Tracy Salcedo lives on the skirts of Sonoma Mountain in Glen Ellen and is the author of more than 25 guidebooks to destinations in California and Colorado; mountains are Tracy’s inspiration. She wrote the chapter on recreation for SMP’s beautiful book Where the World Begins, Sonoma Mountain Stories and Images. Tracy Salcedo is a little bit new and a little bit old on the SMP board. She first joined in 2000 but took a hiatus due to the extra work of family life, rejoining in 2020. Besides being a board member and writer, she is also an editor and librarian. She holds a degree in Anthropology from UC Berkeley.
You have obviously been around considering all the books you have written. Where are you from and how did you end up in Glen Ellen?

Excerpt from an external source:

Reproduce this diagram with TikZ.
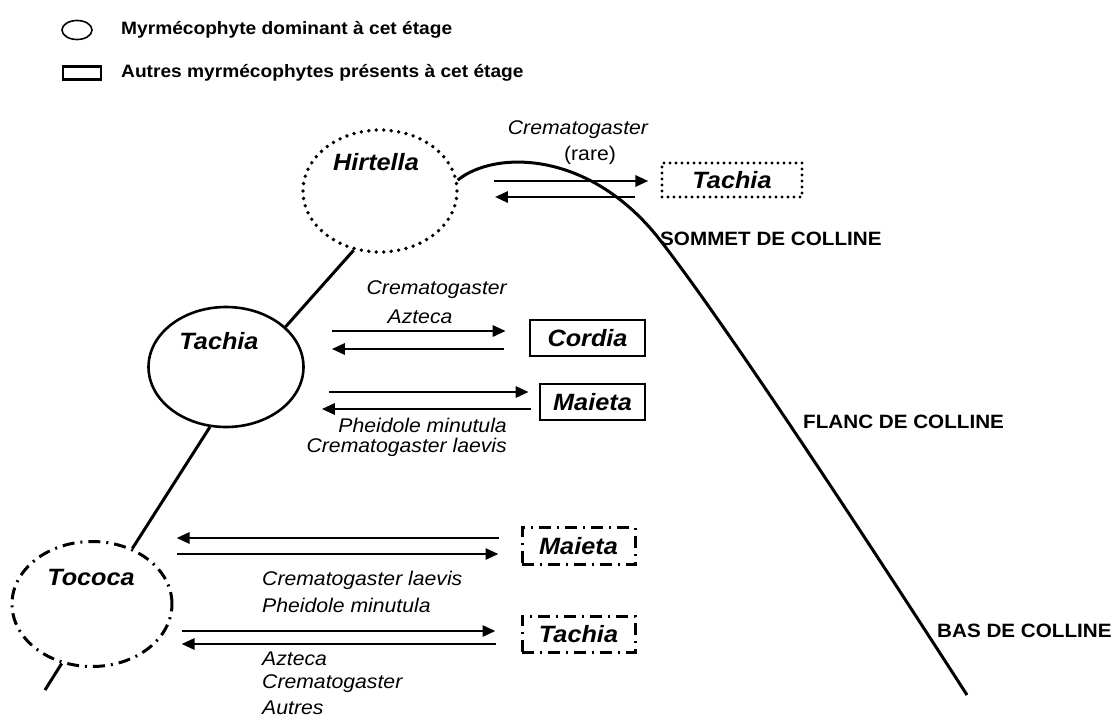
\documentclass[tikz,border=0pt]{standalone}
\usepackage{fontspec}
\setmainfont{Liberation Sans}
\usetikzlibrary{arrows.meta,shapes.geometric,calc}

\newcommand{\etir}[1]{\scalebox{1.07}[1]{#1}}

\tikzset{
  fleche/.style={line width=2.8pt,-{Triangle[length=13pt,width=11pt]}},
  colline/.style={line width=3pt},
  dominant/.style={ellipse,draw,line width=2.6pt,inner sep=0pt},
  autre/.style={rectangle,draw,line width=2.6pt,inner sep=0pt,font=\fontsize{23.6}{26}\selectfont\bfseries\itshape},
  pointille/.style={line cap=round,dash pattern=on 0pt off 7.5pt,line width=3.8pt},
  tiretpoint/.style={dash pattern=on 12pt off 6pt on 2pt off 6pt,line width=3pt},
  espece/.style={font=\fontsize{19.8}{23}\selectfont\itshape,inner sep=0pt},
  nom/.style={font=\fontsize{23.6}{26}\selectfont\bfseries\itshape,inner sep=0pt},
  niveau/.style={font=\fontsize{19.3}{23}\selectfont\bfseries,inner sep=0pt,anchor=west},
  legende/.style={font=\fontsize{17.9}{21}\selectfont\bfseries,inner sep=0pt,anchor=west},
}

\begin{document}
\begin{tikzpicture}[x=1pt,y=-1pt] % image coordinates, y down
  \useasboundingbox (0,0) rectangle (1115,720);

  % legende
  \node[dominant,line width=1.6pt,minimum width=30pt,minimum height=19pt] (legEllipse) at (77,30) {};
  \node[legende] (legDominant) at (121,30) {\etir{Myrmécophyte dominant à cet étage}};
  \node[draw,line width=2.2pt,minimum width=38pt,minimum height=13pt,inner sep=0pt] (legRect) at (82,73) {};
  \node[legende] (legAutres) at (121,73) {\etir{Autres myrmécophytes présents à cet étage}};

  % myrmecophytes dominants
  \node[dominant,pointille,minimum width=154pt,minimum height=122pt] (hirtella) at (380,191) {};
  \node[nom] (hirtellaNom) at (376,162) {\etir{Hirtella}};
  \node[dominant,minimum width=155pt,minimum height=120pt] (tachia) at (226,367) {};
  \node[nom] (tachiaNom) at (219,341) {\etir{Tachia}};
  \node[dominant,tiretpoint,minimum width=160pt,minimum height=125pt] (tococa) at (92,604) {};
  \node[nom] (tococaNom) at (91,577) {\etir{Tococa}};

  % profil de la colline
  \coordinate (piedColline) at (45,690);
  \coordinate (baseColline) at (967,695);
  \draw[colline] (hirtella.8) .. controls (495,150) and (590,150) .. (660,240)
    .. controls (730,330) and (880,560) .. (baseColline);
  \draw[colline] (hirtella.246) -- (tachia.34);
  \draw[colline] (tachia.255) -- (tococa.54);
  \draw[colline] (tococa.243) -- (piedColline);

  \node[niveau] (sommet) at (660,239) {\etir{SOMMET DE COLLINE}};
  \node[niveau] (flanc) at (803,422) {\etir{FLANC DE COLLINE}};
  \node[niveau] (bas) at (937,631) {\etir{BAS DE COLLINE}};

  % autres myrmecophytes
  \node[autre,pointille,line width=3.2pt,dash pattern=on 0pt off 6pt,minimum width=140pt,minimum height=34pt] (tachiaHaut) at (732,180) {\etir{Tachia}};
  \node[autre,minimum width=115pt,minimum height=36pt] (cordia) at (587.5,338) {\etir{Cordia}};
  \node[autre,minimum width=105pt,minimum height=36pt] (maieta) at (592.5,402) {\etir{Maieta}};
  \node[autre,tiretpoint,minimum width=113pt,minimum height=37pt] (maietaBas) at (578.5,546) {\etir{Maieta}};
  \node[autre,tiretpoint,minimum width=113pt,minimum height=36pt] (tachiaBas) at (578.5,634) {\etir{Tachia}};

  % sommet
  \draw[fleche] ($(hirtella.east)+(35,-10)$) -- ($(tachiaHaut.west)+(-12,1)$);
  \draw[fleche] ($(tachiaHaut.west)+(-25,17)$) -- ($(hirtella.east)+(36,6)$);
  \node[espece] (cremaHaut) at (578,130) {\etir{Crematogaster}};
  \node[espece,font=\fontsize{19.8}{23}\selectfont] (rare) at (590,155) {\etir{(rare)}};

  % flanc
  \draw[fleche] ($(tachia.east)+(27,-36)$) -- ($(cordia.west)+(-23,-7)$);
  \draw[fleche] ($(cordia.west)+(-25,11)$) -- ($(tachia.east)+(27,-18)$);
  \node[espece,anchor=east] (cremaFlanc) at (507,290) {\etir{Crematogaster}};
  \node[espece] (aztecaFlanc) at (420,317) {\etir{Azteca}};
  \draw[fleche] ($(tachia.east)+(24,25)$) -- ($(maieta.west)+(-10,-10)$);
  \draw[fleche] ($(maieta.west)+(-8,7)$) -- ($(tachia.east)+(17,42)$);
  \node[espece,anchor=east] (pheidoleFlanc) at (507,425) {\etir{Pheidole minutula}};
  \node[espece,anchor=east] (laevisFlanc) at (507,447) {\etir{Crematogaster laevis}};

  % bas
  \draw[fleche] ($(maietaBas.west)+(-22,-8)$) -- ($(tococa.east)+(3,-66)$);
  \draw[fleche] ($(tococa.east)+(3,-50)$) -- ($(maietaBas.west)+(-22,8)$);
  \node[espece,anchor=west] (laevisBas) at (262,580) {\etir{Crematogaster laevis}};
  \node[espece,anchor=west] (pheidoleBas) at (262,605) {\etir{Pheidole minutula}};
  \draw[fleche] ($(tococa.east)+(8,27)$) -- ($(tachiaBas.west)+(-25,-3)$);
  \draw[fleche] ($(tachiaBas.west)+(-25,10)$) -- ($(tococa.east)+(8,40)$);
  \node[espece,anchor=west] (aztecaBas) at (262,659) {\etir{Azteca}};
  \node[espece,anchor=west] (cremaBas) at (262,684) {\etir{Crematogaster}};
  \node[espece,anchor=west] (autresBas) at (262,708) {\etir{Autres}};
\end{tikzpicture}
\end{document}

I was born in San Francisco and raised partly in Daly City, partly in Fairfax in Marin County. Then, I lived in Colorado for 15 years after finishing college at UC Berkeley. When my kids were very young, we decided to move back to California to be with family, all of whom live in Marin. We couldn’t afford anything there, so we settled in Glen Ellen — which turned out to be the perfect place for us.
What drew you to join the SMP board?
I had started volunteering for land conservation nonprofits while living in Colorado (PlanJeffco and the Mountain Area Land Trust) and wanted to continue to support open space preservation upon our return to California. I started as a volunteer with the Marin Agricultural Land Trust but wanted to bring it closer to home in Glen Ellen since I had a young family at the time. So I looked in my backyard. I found SMP through friends who knew the Ellmans and the Eliots.

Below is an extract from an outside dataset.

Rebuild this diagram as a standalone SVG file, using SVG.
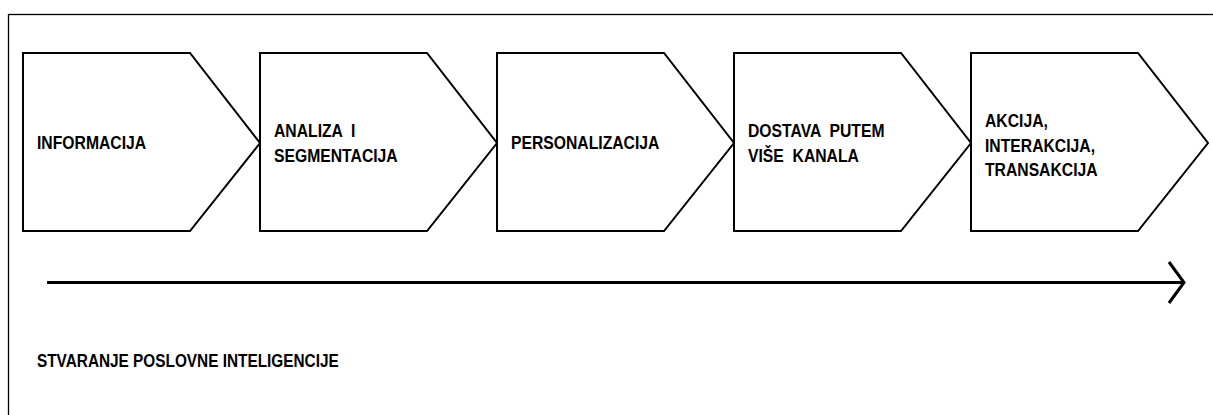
<svg xmlns="http://www.w3.org/2000/svg" width="1213" height="415" viewBox="0 0 1213 415">
<style>
.frame{fill:none;stroke:#000;stroke-width:1.3}
.chev{fill:#fff;stroke:#000;stroke-width:2}
.lbl{font-family:"Liberation Sans",Arial,sans-serif;font-weight:bold;font-size:18.5px;fill:#000;white-space:pre}
.axis{fill:none;stroke:#000;stroke-width:3}
</style>
<rect width="1213" height="415" fill="#fff"/>
<rect class="frame" x="8.5" y="14.5" width="1220" height="420"/>
<g id="n1"><polygon class="chev" points="23,53 190,53 260,143 190,231 23,231"/><text class="lbl" transform="translate(37,149) scale(0.85,1)">INFORMACIJA</text></g>
<g id="n2"><polygon class="chev" points="260,53 427,53 497,143 427,231 260,231"/><text class="lbl" transform="translate(274,136.5) scale(0.85,1)">ANALIZA  I</text><text class="lbl" transform="translate(274,161.5) scale(0.85,1)">SEGMENTACIJA</text></g>
<g id="n3"><polygon class="chev" points="497,53 664,53 734,143 664,231 497,231"/><text class="lbl" transform="translate(511,149) scale(0.85,1)">PERSONALIZACIJA</text></g>
<g id="n4"><polygon class="chev" points="734,53 901,53 971,143 901,231 734,231"/><text class="lbl" transform="translate(748,136.5) scale(0.85,1)">DOSTAVA  PUTEM</text><text class="lbl" transform="translate(748,161.5) scale(0.85,1)">VIŠE  KANALA</text></g>
<g id="n5"><polygon class="chev" points="971,53 1138,53 1208,143 1138,231 971,231"/><text class="lbl" transform="translate(985,127) scale(0.85,1)">AKCIJA,</text><text class="lbl" transform="translate(985,151.5) scale(0.85,1)">INTERAKCIJA,</text><text class="lbl" transform="translate(985,175.5) scale(0.85,1)">TRANSAKCIJA</text></g>
<g id="connectors"><line class="axis" x1="47" y1="282.5" x2="1184" y2="282.5"/><polyline class="axis" points="1169,262 1184,282.5 1169,303"/></g>
<text class="lbl" transform="translate(37,367) scale(0.83,1)">STVARANJE POSLOVNE INTELIGENCIJE</text>
</svg>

What were the earlier days of SMP like?
The board is a lot like it is now — the meeting of like-minded people with a passion for preserving as much as they can of wildland and open spaces in the area. Back in the early 2000s, the group was focused on linking parcels along Sonoma Mountain’s ridgeline, including the McCrea property, and providing public access via extending the Ridge Trail. The idea was to bring people onto the mountain and help ensure her integrity as a valley backdrop and icon. I was welcomed on the board but, as I was a busy parent, couldn’t contribute nearly as much as I wanted; the heavy lifting and the political and bureaucratic work was done by the Eliots, the Ellmans, Helen, Mickey, and Marilyn. They were the movers and shakers.
How are things different at SMP, more than two decades after you first joined?

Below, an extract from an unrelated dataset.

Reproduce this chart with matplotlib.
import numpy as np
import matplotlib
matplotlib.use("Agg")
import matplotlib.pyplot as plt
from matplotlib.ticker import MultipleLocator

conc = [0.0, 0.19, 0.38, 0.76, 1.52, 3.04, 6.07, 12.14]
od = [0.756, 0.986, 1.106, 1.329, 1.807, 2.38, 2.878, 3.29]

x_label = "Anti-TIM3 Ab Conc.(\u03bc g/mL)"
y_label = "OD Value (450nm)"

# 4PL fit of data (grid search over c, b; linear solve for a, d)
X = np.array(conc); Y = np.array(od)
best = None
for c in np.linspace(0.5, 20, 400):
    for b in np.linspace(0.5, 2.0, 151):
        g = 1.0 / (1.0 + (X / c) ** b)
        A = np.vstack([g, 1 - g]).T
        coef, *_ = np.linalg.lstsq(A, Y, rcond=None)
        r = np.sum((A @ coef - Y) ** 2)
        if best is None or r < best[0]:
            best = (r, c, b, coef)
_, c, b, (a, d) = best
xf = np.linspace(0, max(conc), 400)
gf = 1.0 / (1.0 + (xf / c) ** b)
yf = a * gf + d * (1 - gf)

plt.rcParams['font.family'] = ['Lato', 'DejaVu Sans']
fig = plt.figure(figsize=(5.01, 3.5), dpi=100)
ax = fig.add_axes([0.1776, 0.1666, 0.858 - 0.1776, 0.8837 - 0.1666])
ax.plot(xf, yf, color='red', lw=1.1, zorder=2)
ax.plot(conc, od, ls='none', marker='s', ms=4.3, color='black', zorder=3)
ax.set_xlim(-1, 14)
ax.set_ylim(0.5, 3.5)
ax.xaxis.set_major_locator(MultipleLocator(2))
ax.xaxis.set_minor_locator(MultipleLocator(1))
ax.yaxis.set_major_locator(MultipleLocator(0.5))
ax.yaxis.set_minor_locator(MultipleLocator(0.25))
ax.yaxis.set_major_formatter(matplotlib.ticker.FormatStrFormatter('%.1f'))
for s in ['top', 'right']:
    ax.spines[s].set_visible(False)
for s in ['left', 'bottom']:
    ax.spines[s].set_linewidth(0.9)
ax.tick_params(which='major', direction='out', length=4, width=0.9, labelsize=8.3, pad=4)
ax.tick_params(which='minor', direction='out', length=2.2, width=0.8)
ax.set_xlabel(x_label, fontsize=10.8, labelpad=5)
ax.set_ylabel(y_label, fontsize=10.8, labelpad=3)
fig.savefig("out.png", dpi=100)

Things are obviously different, given the changing of the guard, but they are also the same. Board members today are just as dedicated to the mountain as they were twenty years ago. However, they face different challenges and have cultivated new connections. They’ve been welcoming board members from the other side of the mountain, like Petaluma and Penngrove. SMP is also building educational components.
What are your main focuses in SMP right now?
My current focus is on the SDC — making sure the open space, both on the mountain itself as well as across Arnold Drive (Lake Suttonfield) is fully and permanently protected, and then (hopefully) ensuring the development of the campus doesn’t mess with the quality of that preservation.
What is your most memorable story about being on the SMP Board?
We held a summit meeting on a property at the mountain’s summit a few years back. It was the first time I’d ever been to the top; being a resident of Glen Ellen, I’d always approached from the other side, where fences keep you off the top. I knew I was in the right place — I had found my tribe in many ways during that summit, but the moment it crystalized was when board member Kim Batchelder led us to the pile of rocks that marks the high point and assured us that he’d banged around on them to let the rattlesnakes know that we were coming.
Do you have a good story about Sonoma Mountain?
Ha! Yeah, I’ve got lots of stories, but the one that springs to mind is when I fell on a steep trail linking Jack London SHP to the SDC and broke my ankle. I walk all over that side of the mountain all the time, sometimes fully present, sometimes thoughtlessly, sometimes preoccupied, but most often all of the above. The mountain took me down a notch that day, thankfully. She reminded me to pay attention, that every footfall is important.
What books are you most proud of? Which books were the most fun to create?
I am most proud of my guidebook to Lassen Volcanic National Park. It was my first “big” guide — I researched and wrote the first edition shortly after we returned to California in the late 1990s. I have learned so much by revisiting the park again and again over the years. Lassen Volcanic has given me a great gift: The National Outdoor Book Award, which I won for the third edition in 2020. It’s hard to explain, but it felt reciprocal, like somehow the park was telling me she loves me as much as I love her.
As far as what I’m finding most fun to create, writing essays about experiences in the parks are a ton of fun. I’m getting a lot of satisfaction from not only writing about how to get to incredible places, but also ways people might experience those places more completely, whether through cultural history, natural history, or personal narrative. Creative nonfiction has become my storytelling vehicle of choice.
What do you love the most about Sonoma Mountain?
I love that she’s here. I love her mass, her variety, her accessibility. She’s the foundation for what I call home, and I am grateful to be able to give back in any small way.
Interview conducted by Soneile Hymn. This interview has been edited for clarity and readability.